> **Given data**
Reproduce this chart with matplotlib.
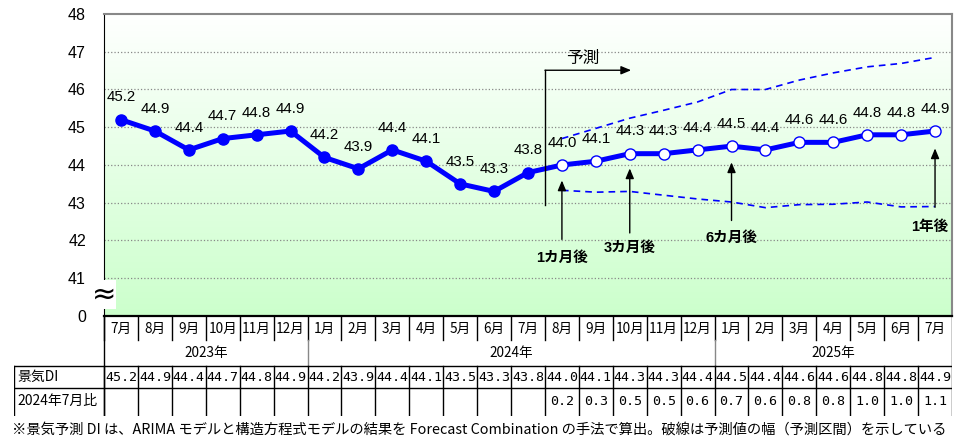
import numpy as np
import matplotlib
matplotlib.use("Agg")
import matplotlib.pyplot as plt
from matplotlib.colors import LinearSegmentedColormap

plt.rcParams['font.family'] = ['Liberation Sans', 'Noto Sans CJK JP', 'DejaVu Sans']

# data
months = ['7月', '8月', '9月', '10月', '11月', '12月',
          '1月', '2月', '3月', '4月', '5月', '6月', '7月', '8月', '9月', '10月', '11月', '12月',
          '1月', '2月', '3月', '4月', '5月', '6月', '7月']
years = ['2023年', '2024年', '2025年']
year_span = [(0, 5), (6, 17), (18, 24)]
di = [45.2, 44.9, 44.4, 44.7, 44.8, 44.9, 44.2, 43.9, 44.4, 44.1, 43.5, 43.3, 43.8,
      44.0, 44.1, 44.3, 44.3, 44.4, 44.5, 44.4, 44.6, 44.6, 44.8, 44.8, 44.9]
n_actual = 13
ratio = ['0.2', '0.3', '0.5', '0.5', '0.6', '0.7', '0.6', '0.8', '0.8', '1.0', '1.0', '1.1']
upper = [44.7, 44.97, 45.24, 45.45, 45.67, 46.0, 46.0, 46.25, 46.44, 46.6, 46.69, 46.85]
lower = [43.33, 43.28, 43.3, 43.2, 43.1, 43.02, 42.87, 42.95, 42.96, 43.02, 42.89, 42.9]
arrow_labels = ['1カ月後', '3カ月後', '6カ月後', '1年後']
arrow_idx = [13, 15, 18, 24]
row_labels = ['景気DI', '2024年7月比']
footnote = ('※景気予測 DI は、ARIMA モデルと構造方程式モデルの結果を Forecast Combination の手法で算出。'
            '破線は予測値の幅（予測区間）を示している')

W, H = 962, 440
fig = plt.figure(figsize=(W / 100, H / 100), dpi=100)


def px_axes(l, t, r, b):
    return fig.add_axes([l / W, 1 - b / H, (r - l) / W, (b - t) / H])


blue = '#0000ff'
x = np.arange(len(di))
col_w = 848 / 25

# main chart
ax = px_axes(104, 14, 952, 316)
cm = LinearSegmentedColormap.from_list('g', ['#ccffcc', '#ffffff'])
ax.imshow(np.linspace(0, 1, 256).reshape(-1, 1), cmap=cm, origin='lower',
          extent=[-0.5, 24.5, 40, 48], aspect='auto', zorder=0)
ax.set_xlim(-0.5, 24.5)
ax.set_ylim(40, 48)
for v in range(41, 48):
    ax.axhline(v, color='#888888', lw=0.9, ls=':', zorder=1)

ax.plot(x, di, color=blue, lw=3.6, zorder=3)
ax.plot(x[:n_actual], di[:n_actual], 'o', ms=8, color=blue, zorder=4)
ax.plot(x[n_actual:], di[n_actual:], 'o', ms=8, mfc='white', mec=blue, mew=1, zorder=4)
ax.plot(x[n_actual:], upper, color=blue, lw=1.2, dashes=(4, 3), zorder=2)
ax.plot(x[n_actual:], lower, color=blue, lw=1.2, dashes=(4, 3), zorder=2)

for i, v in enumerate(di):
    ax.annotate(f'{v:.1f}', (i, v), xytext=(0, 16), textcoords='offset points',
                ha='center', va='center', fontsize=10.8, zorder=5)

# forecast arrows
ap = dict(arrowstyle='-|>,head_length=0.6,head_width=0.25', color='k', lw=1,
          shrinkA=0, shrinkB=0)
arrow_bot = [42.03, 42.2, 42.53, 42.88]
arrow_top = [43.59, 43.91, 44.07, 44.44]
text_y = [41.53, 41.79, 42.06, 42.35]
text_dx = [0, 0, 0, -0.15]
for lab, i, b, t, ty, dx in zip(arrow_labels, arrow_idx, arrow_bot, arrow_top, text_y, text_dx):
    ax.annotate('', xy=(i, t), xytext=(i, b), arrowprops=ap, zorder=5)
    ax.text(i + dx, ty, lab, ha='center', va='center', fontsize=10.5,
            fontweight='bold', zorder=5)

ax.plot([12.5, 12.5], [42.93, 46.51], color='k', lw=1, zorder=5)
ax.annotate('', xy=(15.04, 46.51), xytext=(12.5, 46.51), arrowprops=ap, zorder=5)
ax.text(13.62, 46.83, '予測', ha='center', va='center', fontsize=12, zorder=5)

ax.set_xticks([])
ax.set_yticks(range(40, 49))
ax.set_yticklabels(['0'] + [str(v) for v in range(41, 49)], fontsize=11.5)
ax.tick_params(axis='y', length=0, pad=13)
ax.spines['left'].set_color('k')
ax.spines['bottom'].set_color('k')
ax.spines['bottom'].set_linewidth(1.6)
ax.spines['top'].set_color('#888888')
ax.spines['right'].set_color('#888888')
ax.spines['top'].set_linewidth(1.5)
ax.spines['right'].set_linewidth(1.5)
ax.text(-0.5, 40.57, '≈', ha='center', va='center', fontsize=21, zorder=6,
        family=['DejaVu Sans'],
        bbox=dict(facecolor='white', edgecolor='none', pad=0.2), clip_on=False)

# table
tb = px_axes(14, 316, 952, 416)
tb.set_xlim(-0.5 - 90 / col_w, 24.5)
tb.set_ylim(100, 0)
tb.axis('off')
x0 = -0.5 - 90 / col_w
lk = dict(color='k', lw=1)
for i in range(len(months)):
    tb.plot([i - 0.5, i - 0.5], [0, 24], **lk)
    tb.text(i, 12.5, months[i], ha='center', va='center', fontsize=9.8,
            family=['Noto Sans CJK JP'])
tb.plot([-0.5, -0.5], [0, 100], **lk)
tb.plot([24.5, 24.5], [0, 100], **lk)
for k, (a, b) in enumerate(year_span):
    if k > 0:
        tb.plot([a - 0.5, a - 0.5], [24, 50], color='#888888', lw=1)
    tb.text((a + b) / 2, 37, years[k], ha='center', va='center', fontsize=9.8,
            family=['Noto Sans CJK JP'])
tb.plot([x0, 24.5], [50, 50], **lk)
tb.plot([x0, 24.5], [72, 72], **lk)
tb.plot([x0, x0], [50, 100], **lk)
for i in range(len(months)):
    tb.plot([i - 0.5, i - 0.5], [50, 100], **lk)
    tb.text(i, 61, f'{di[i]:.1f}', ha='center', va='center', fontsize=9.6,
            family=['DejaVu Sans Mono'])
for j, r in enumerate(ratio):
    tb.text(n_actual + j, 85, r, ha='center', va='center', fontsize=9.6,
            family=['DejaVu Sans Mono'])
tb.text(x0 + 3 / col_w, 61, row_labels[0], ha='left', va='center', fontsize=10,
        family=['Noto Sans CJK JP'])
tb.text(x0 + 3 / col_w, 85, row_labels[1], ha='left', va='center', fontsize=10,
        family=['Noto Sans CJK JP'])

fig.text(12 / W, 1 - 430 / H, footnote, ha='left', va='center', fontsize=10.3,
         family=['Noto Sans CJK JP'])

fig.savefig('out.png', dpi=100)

> **Your objective**
Everything from the first line of the listing above through the line that contains "plt.rcParams['font.family'] = ['Liberation" is to be restated word for word, minus the pictures.

> **Final answer**
Reproduce this chart with matplotlib.
import numpy as np
import matplotlib
matplotlib.use("Agg")
import matplotlib.pyplot as plt
from matplotlib.colors import LinearSegmentedColormap

plt.rcParams['font.family'] = ['Liberation Sans', 'Noto Sans CJK JP', 'DejaVu Sans']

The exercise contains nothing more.